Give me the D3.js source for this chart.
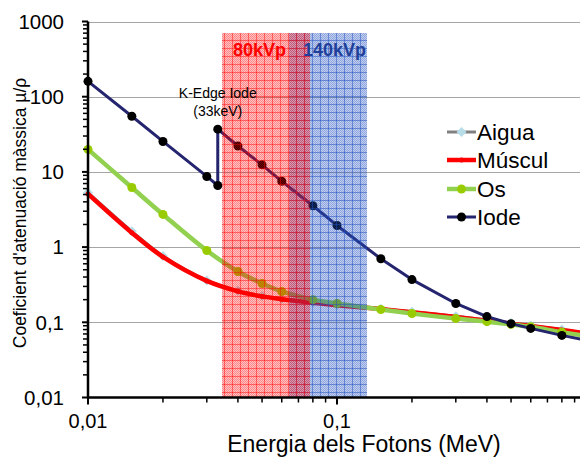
<!DOCTYPE html>
<html>
<head>
<meta charset="utf-8">
<script src="https://cdn.jsdelivr.net/npm/d3@7"></script>
<style>
  html, body { margin: 0; padding: 0; background: #fff; }
  svg { display: block; font-family: "Liberation Sans", Arial, sans-serif; }
</style>
</head>
<body>
<svg id="chart" width="580" height="462"></svg>
<script>
// Data
const energies = [0.01, 0.015, 0.02, 0.03, 0.04, 0.05, 0.06, 0.08, 0.1, 0.15, 0.2, 0.3, 0.4, 0.5, 0.6, 0.8, 1];
const aigua  = [5.3, 1.62, 0.76, 0.36, 0.262, 0.224, 0.205, 0.184, 0.171, 0.152, 0.138, 0.12, 0.107, 0.098, 0.091, 0.080, 0.072];
const muscul = [5.1, 1.55, 0.74, 0.355, 0.258, 0.221, 0.203, 0.182, 0.169, 0.150, 0.136, 0.118, 0.105, 0.096, 0.089, 0.079, 0.071];
const os     = [19.9, 6.2, 2.72, 0.90, 0.474, 0.328, 0.257, 0.20, 0.178, 0.148, 0.131, 0.112, 0.102, 0.094, 0.087, 0.074, 0.066];

// Iodine has the K-edge jump at 33 keV
const iodeEnergies = [0.01, 0.015, 0.02, 0.03, 0.0332, 0.0332, 0.04, 0.05, 0.06, 0.08, 0.1, 0.15, 0.2, 0.3, 0.4, 0.5, 0.6, 0.8, 1];
const iode = [160, 55, 25.4, 8.7, 6.6, 37, 22.1, 12.4, 7.5, 3.55, 1.94, 0.70, 0.37, 0.178, 0.119, 0.096, 0.083, 0.067, 0.058];

const seriesNames = ["Aigua", "Múscul", "Os", "Iode"];

const yTickValues = [0.01, 0.1, 1, 10, 100, 1000];
const yTickLabels = ["0,01", "0,1", "1", "10", "100", "1000"];
const xTickValues = [0.01, 0.1, 1];
const xTickLabels = ["0,01", "0,1", "1"];

// kVp bands: [from, to] in MeV, top value
const bandNames = ["80kVp", "140kVp"];
const bandFrom = [0.0345, 0.0641];
const bandTo = [0.0779, 0.132];
const bandTop = 700;

const kEdgeEnergy = 0.0332;
const kEdgeLabel = ["K-Edge Iode", "(33keV)"];

const xTitle = "Energia dels Fotons (MeV)";
const yTitle = "Coeficient d'atenuació màssica µ/ρ";

// Layout
const svg = d3.select("#chart");
const x = d3.scaleLog().domain([0.01, 1]).range([88, 586]);
const y = d3.scaleLog().domain([0.01, 1000]).range([397.5, 21.5]);

const defs = svg.append("defs");

function makePattern(id, color, base, dots, lines) {
    const p = defs.append("pattern")
        .attr("id", id)
        .attr("patternUnits", "userSpaceOnUse")
        .attr("width", 8)
        .attr("height", 8);
    p.append("rect").attr("width", 8).attr("height", 8)
        .attr("fill", color).attr("fill-opacity", base);
    for (let i = 0; i < 8; i++) {
        for (let j = 0; j < 8; j++) {
            if ((i + j) % 2 === 0) {
                p.append("rect").attr("x", i).attr("y", j).attr("width", 1).attr("height", 1)
                    .attr("fill", color).attr("fill-opacity", dots);
            }
        }
    }
    p.append("rect").attr("x", 0).attr("y", 0).attr("width", 8).attr("height", 1)
        .attr("fill", color).attr("fill-opacity", lines);
    p.append("rect").attr("x", 0).attr("y", 0).attr("width", 1).attr("height", 8)
        .attr("fill", color).attr("fill-opacity", lines);
}
makePattern("redHatch", "#ff0000", 0.24, 0.3, 0.45);
makePattern("blueHatch", "#1f4fbf", 0.28, 0.3, 0.5);

// Gridlines
svg.append("g")
    .selectAll("line")
    .data(yTickValues.filter(v => v > 0.01))
    .enter()
    .append("line")
    .attr("x1", x(0.01))
    .attr("x2", 586)
    .attr("y1", d => Math.round(y(d)) + 0.5)
    .attr("y2", d => Math.round(y(d)) + 0.5)
    .attr("stroke", "#a6a6a6")
    .attr("stroke-width", 1);

// Series
const smooth = d3.line()
    .x(d => x(d[0]))
    .y(d => y(d[1]))
    .curve(d3.curveCatmullRom);

const straight = d3.line()
    .x(d => x(d[0]))
    .y(d => y(d[1]));

const series = [
    { name: "Aigua", xs: energies, ys: aigua, color: "#808080", width: 3, marker: "diamond", mfill: "#b7dee8", msize: 5, line: smooth },
    { name: "Múscul", xs: energies, ys: muscul, color: "#ff0000", width: 4.5, marker: "circle", mfill: "#ff0000", msize: 2.5, line: smooth },
    { name: "Os", xs: energies, ys: os, color: "#92d050", width: 4.5, marker: "circle", mfill: "#99cc00", msize: 4.5, line: smooth },
    { name: "Iode", xs: iodeEnergies, ys: iode, color: "#25256f", width: 3, marker: "circle", mfill: "#000000", msize: 4.5, line: straight }
];

function drawMarker(g, s, cx, cy) {
    if (s.marker === "diamond") {
        const r = s.msize;
        g.append("path")
            .attr("d", `M${cx},${cy - r}L${cx + r},${cy}L${cx},${cy + r}L${cx - r},${cy}Z`)
            .attr("fill", s.mfill);
    } else {
        g.append("circle").attr("cx", cx).attr("cy", cy).attr("r", s.msize).attr("fill", s.mfill);
    }
}

const plot = svg.append("g");
series.forEach(s => {
    const pts = s.xs.map((e, i) => [e, s.ys[i]]);
    const g = plot.append("g");
    g.append("path")
        .attr("d", s.line(pts))
        .attr("fill", "none")
        .attr("stroke", s.color)
        .attr("stroke-width", s.width)
        .attr("stroke-linejoin", "round");
    pts.forEach(p => drawMarker(g, s, x(p[0]), y(p[1])));
});

// kVp bands drawn over the data (blue first, red on top)
const bandFills = ["url(#redHatch)", "url(#blueHatch)"];
[1, 0].forEach(i => {
    svg.append("rect")
        .attr("x", Math.round(x(bandFrom[i])))
        .attr("y", Math.round(y(bandTop)))
        .attr("width", Math.round(x(bandTo[i])) - Math.round(x(bandFrom[i])))
        .attr("height", Math.round(y(0.01)) - Math.round(y(bandTop)))
        .attr("fill", bandFills[i]);
});

const bandColors = ["#ff0000", "#1f3f9a"];
bandNames.forEach((name, i) => {
    svg.append("text")
        .attr("x", i === 0 ? 233 : 303)
        .attr("y", 56)
        .attr("font-size", "18px")
        .attr("font-weight", "bold")
        .attr("fill", bandColors[i])
        .text(name);
});

// K-edge annotation
kEdgeLabel.forEach((t, i) => {
    svg.append("text")
        .attr("x", x(kEdgeEnergy))
        .attr("y", 98 + i * 18)
        .attr("text-anchor", "middle")
        .attr("font-size", "14px")
        .attr("fill", "#000")
        .text(t);
});

// Axes
const axes = svg.append("g").attr("stroke", "#000");
const x0 = x(0.01), yBottom = y(0.01);

// y minor and major ticks
y.ticks().forEach(v => {
    const isMajor = yTickValues.some(m => Math.abs(m - v) / m < 1e-9);
    axes.append("line")
        .attr("x1", x0 - (isMajor ? 6 : 5))
        .attr("x2", x0)
        .attr("y1", y(v))
        .attr("y2", y(v))
        .attr("stroke-width", isMajor ? 2 : 1.5);
});

// x minor and major ticks
x.ticks().forEach(v => {
    const isMajor = xTickValues.some(m => Math.abs(m - v) / m < 1e-9);
    axes.append("line")
        .attr("x1", x(v))
        .attr("x2", x(v))
        .attr("y1", yBottom)
        .attr("y2", yBottom + (isMajor ? 7 : 5))
        .attr("stroke-width", isMajor ? 2 : 1.5);
});

axes.append("line")
    .attr("x1", x0).attr("x2", x0)
    .attr("y1", y(1000)).attr("y2", yBottom + 1)
    .attr("stroke-width", 2.5);
axes.append("line")
    .attr("x1", x0 - 1).attr("x2", 586)
    .attr("y1", yBottom).attr("y2", yBottom)
    .attr("stroke-width", 2.5);

// Tick labels
svg.append("g")
    .selectAll("text")
    .data(yTickValues)
    .enter()
    .append("text")
    .attr("x", 64)
    .attr("y", d => y(d))
    .attr("dy", "0.36em")
    .attr("text-anchor", "end")
    .attr("font-size", "20.5px")
    .text((d, i) => yTickLabels[i]);

svg.append("g")
    .selectAll("text")
    .data(xTickValues)
    .enter()
    .append("text")
    .attr("x", d => x(d))
    .attr("y", 428)
    .attr("text-anchor", "middle")
    .attr("font-size", "20px")
    .text((d, i) => xTickLabels[i]);

// Axis titles
svg.append("text")
    .attr("x", 364)
    .attr("y", 452)
    .attr("text-anchor", "middle")
    .attr("font-size", "23px")
    .text(xTitle);

svg.append("text")
    .attr("transform", "translate(26, 213) rotate(-90)")
    .attr("text-anchor", "middle")
    .attr("font-size", "17.5px")
    .text(yTitle);

// Legend
const legendY = [132, 160, 189, 217];
series.forEach((s, i) => {
    const g = svg.append("g");
    g.append("line")
        .attr("x1", 447).attr("x2", 476)
        .attr("y1", legendY[i]).attr("y2", legendY[i])
        .attr("stroke", s.color)
        .attr("stroke-width", s.width);
    drawMarker(g, s, 461.5, legendY[i]);
    g.append("text")
        .attr("x", 477)
        .attr("y", legendY[i])
        .attr("dy", "0.36em")
        .attr("font-size", "22.5px")
        .text(seriesNames[i]);
});
</script>
</body>
</html>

▶ _What you will do_: Give again, word for word, every line from the top of the data above to the line holding "0.083, 0.067, 0.058];", inclusive, with the pictures left out.

▶ _Solution for this problem_:
Give me the D3.js source for this chart.
<!DOCTYPE html>
<html>
<head>
<meta charset="utf-8">
<script src="https://cdn.jsdelivr.net/npm/d3@7"></script>
<style>
  html, body { margin: 0; padding: 0; background: #fff; }
  svg { display: block; font-family: "Liberation Sans", Arial, sans-serif; }
</style>
</head>
<body>
<svg id="chart" width="580" height="462"></svg>
<script>
// Data
const energies = [0.01, 0.015, 0.02, 0.03, 0.04, 0.05, 0.06, 0.08, 0.1, 0.15, 0.2, 0.3, 0.4, 0.5, 0.6, 0.8, 1];
const aigua  = [5.3, 1.62, 0.76, 0.36, 0.262, 0.224, 0.205, 0.184, 0.171, 0.152, 0.138, 0.12, 0.107, 0.098, 0.091, 0.080, 0.072];
const muscul = [5.1, 1.55, 0.74, 0.355, 0.258, 0.221, 0.203, 0.182, 0.169, 0.150, 0.136, 0.118, 0.105, 0.096, 0.089, 0.079, 0.071];
const os     = [19.9, 6.2, 2.72, 0.90, 0.474, 0.328, 0.257, 0.20, 0.178, 0.148, 0.131, 0.112, 0.102, 0.094, 0.087, 0.074, 0.066];

// Iodine has the K-edge jump at 33 keV
const iodeEnergies = [0.01, 0.015, 0.02, 0.03, 0.0332, 0.0332, 0.04, 0.05, 0.06, 0.08, 0.1, 0.15, 0.2, 0.3, 0.4, 0.5, 0.6, 0.8, 1];
const iode = [160, 55, 25.4, 8.7, 6.6, 37, 22.1, 12.4, 7.5, 3.55, 1.94, 0.70, 0.37, 0.178, 0.119, 0.096, 0.083, 0.067, 0.058];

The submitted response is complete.